ClusterStorage is intended to be drop-in replacement for the native file:// I/O stream in PHP — allowing for synced storage of data among many clustered nodes.
The goal of this project is to provide near-local disk speed for retrieving data from the pool, as well as ensuring that nodes in the cluster do not become stale. In addition, this means that adding or removing nodes from the cluster is painless and transparent — there is no initial syncing required.
How it works
ClusterStorage uses a registry (stored in memcache, and ultimately a database for persistent storage) to determine which nodes in a cluster has a file. When a node that does not have the file is hit, it will pull the file from an existing node and cache it locally for all further requests.

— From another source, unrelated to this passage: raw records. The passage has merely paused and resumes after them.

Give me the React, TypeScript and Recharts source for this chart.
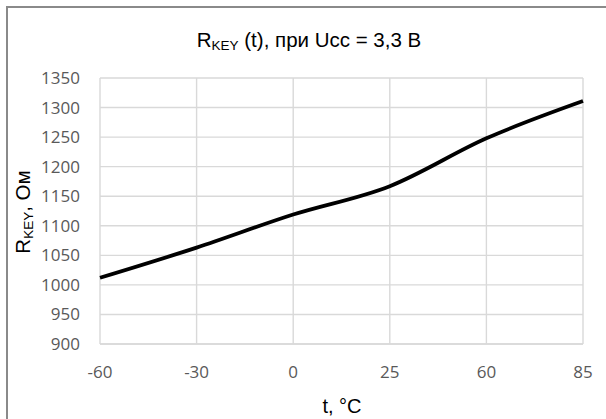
import React from "react"
import {
  LineChart,
  Line,
  XAxis,
  YAxis,
  CartesianGrid,
} from "recharts"

// температура, °C
const temps = ["-60", "-30", "0", "25", "60", "85"]
// сопротивление ключа, Ом
const rKey = [1012, 1063, 1119, 1167, 1248, 1311]
const yTicks = [900, 950, 1000, 1050, 1100, 1150, 1200, 1250, 1300, 1350]

const data = temps.map((t, i) => ({ t, r: rKey[i] }))

const W = 606
const H = 419
const TICK_FONT = "'Open Sans', 'DejaVu Sans', sans-serif"
const TITLE_FONT = "'Liberation Sans', Arial, sans-serif"

export default function App() {
  return (
    <div
      style={{
        position: "absolute",
        left: 0,
        top: 0,
        width: W,
        height: H,
        overflow: "hidden",
        background: "#fff",
      }}
    >
      {/* рамка области диаграммы (обрезана справа и снизу) */}
      <div
        style={{
          position: "absolute",
          left: 6,
          top: 6,
          width: 800,
          height: 800,
          borderLeft: "2px solid #8a8a8a",
          borderTop: "2px solid #8a8a8a",
        }}
      />

      <div style={{ position: "absolute", left: 0, top: 0 }}>
        <LineChart
          width={W}
          height={H}
          data={data}
          margin={{ top: 78, right: 23, bottom: 0, left: 0 }}
        >
          <CartesianGrid stroke="#d9d9d9" strokeWidth={1.4} />
          <XAxis
            dataKey="t"
            height={75}
            axisLine={{ stroke: "#d9d9d9", strokeWidth: 1.4 }}
            tickLine={false}
            tickSize={0}
            tickMargin={22}
            interval={0}
            tick={{ fill: "#595959", fontSize: 17, fontFamily: TICK_FONT }}
          />
          <YAxis
            width={100}
            domain={[900, 1350]}
            ticks={yTicks}
            axisLine={false}
            tickLine={false}
            tickSize={0}
            tickMargin={20}
            interval={0}
            tick={{ fill: "#595959", fontSize: 17, fontFamily: TICK_FONT }}
          />
          <Line
            type="monotone"
            dataKey="r"
            stroke="#000"
            strokeWidth={3.8}
            dot={false}
            isAnimationActive={false}
          />
        </LineChart>
      </div>

      {/* заголовки */}
      <svg
        width={W}
        height={H}
        style={{ position: "absolute", left: 0, top: 0, pointerEvents: "none" }}
        fontFamily={TITLE_FONT}
      >
        <text x={309} y={47} textAnchor="middle" fontSize={20.5} fill="#000">
          R
          <tspan fontSize={13.5} dy={3}>KEY</tspan>
          <tspan dy={-3}> (t), при Ucc = 3,3 В</tspan>
        </text>
        <text
          transform="translate(30, 212) rotate(-90)"
          textAnchor="middle"
          fontSize={20.5}
          fill="#000"
        >
          R
          <tspan fontSize={13.5} dy={3}>KEY</tspan>
          <tspan dy={-3}>, Ом</tspan>
        </text>
        <text x={342} y={413} textAnchor="middle" fontSize={20} fill="#000">
          t, °C
        </text>
      </svg>
    </div>
  )
}
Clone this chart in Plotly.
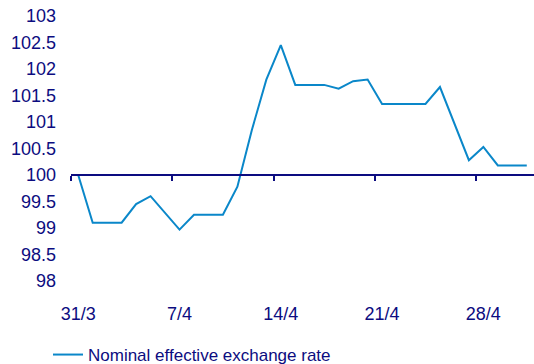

To ensure redundancy, when a file is added to the cluster, the file is pushed to at least one other node.
How fast is it?
According to initial proof-of-concept benchmarks, there is a 0.4% performance loss when using ClusterStorage to retrieve a file Vs Apache hitting the local disk directly. This test assumes ideal conditions of:
- The file is in the pool
- The file's location is in the memcache registry
- The file exists on the current node
Benchmarks saw native apache getting 964 req/s, with ClusterStorage getting 959 req/s. All tests were done using a 121KB JPG photo.
When the file does not exist in the pool, there is a 75% performance degradation compared to Apache. Despite this performance hit, it is still capable of 2000 req/s on commodity hardware (compared to Apache's 8.5K req/s).
This test is not entirely accurate as there is no further checking against the persistent store to ensure if the file should be there.
- PHP 5.3.3 (may work on older 5.3.x)
- ext/apc (frapi)
- ext/http (pecl, frapi)
- MySQL 5.1